Reference no: EM133319387
Alien Planets
They're out there in the depths of space. There are giant ones, small ones, weird ones, and most likely ones we can't even imagine. We're talking about planets, of course. For years, astronomers have speculated that the sun is not the only star with planets circling it. Now, thanks to the Kepler space telescope, they have proof that our Milky Way galaxy could actually be teeming with planets of all sizes and types.
The Kepler space telescope, which orbits the sun between Earth and Mars, is the most advanced and sensitive optical telescope ever constructed. It was launched on March 7, 2009 and is named after Johannes Kepler, the 16th-century German astronomer who discovered the laws of planetary motion. It is so light sensitive that, if it were pointed back toward Earth at night, it would be able to detect when one person in a small town turned off a single porch light.

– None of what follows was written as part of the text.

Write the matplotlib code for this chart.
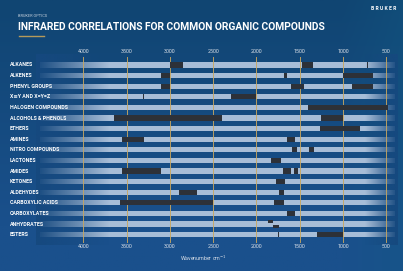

Kepler's mission, however, is not to detect porch lights. The spacecraft has one mission only-exoplanet hunting, planets that orbit stars other than our sun. For nearly two years, it has been peering at approximately 100,000 stars in a portion of the Milky Way. On February 2, NASA, the U.S. space agency, released its findings from Kepler's sky search conducted between May and September 2009. The telescope had discovered 1,235 possible exoplanets orbiting 997 stars. The find includes 68 about the size of Earth and 54 planets in what scientists call the Goldilocks zone-the zone around a star that permits liquid surface water, considered an essential condition to produce life.
As sensitive as it is, Kepler cannot see the planets themselves, and instead, uses what scientists call the transit technique. The stars it is looking at are from a few hundred to a few thousand light-years away. A light-year is the distance that light, traveling at 186,000 miles per second, covers in a year. That distance comes to approximately 5.9 trillion miles. The telescope is able to measure the very slight drop in starlight that occurs when an orbiting object passes in front of a star. Once Kepler registers an object passing around a star (usually after three passes), teams of scientists on Earth begin to focus on the object and try to analyze it in order to verify that it is really an exoplanet. It takes a lot of time and work, which is why it has taken two years to confirm many of Kepler's discoveries.
Many astronomers think that it is only a matter of time before Kepler locates Earth's twin revolving around a star that may even be close to us. The space telescope has surveyed only a tiny fraction of the stars in the Milky Way. Once an Earth-like exoplanet is discovered, however, finding out whether it has all the ingredients for life will be a new hurdle. It will require costly new telescopes, including one capable of scanning such planets for evidence of oxygen, water, and carbon dioxide. Such a huge scientific mission will be expensive, but many scientists believe the exploration should continue at any cost. "We are at a very special moment in the history of mankind," Cornell University astronomer Martha Haynes told The Associated Press.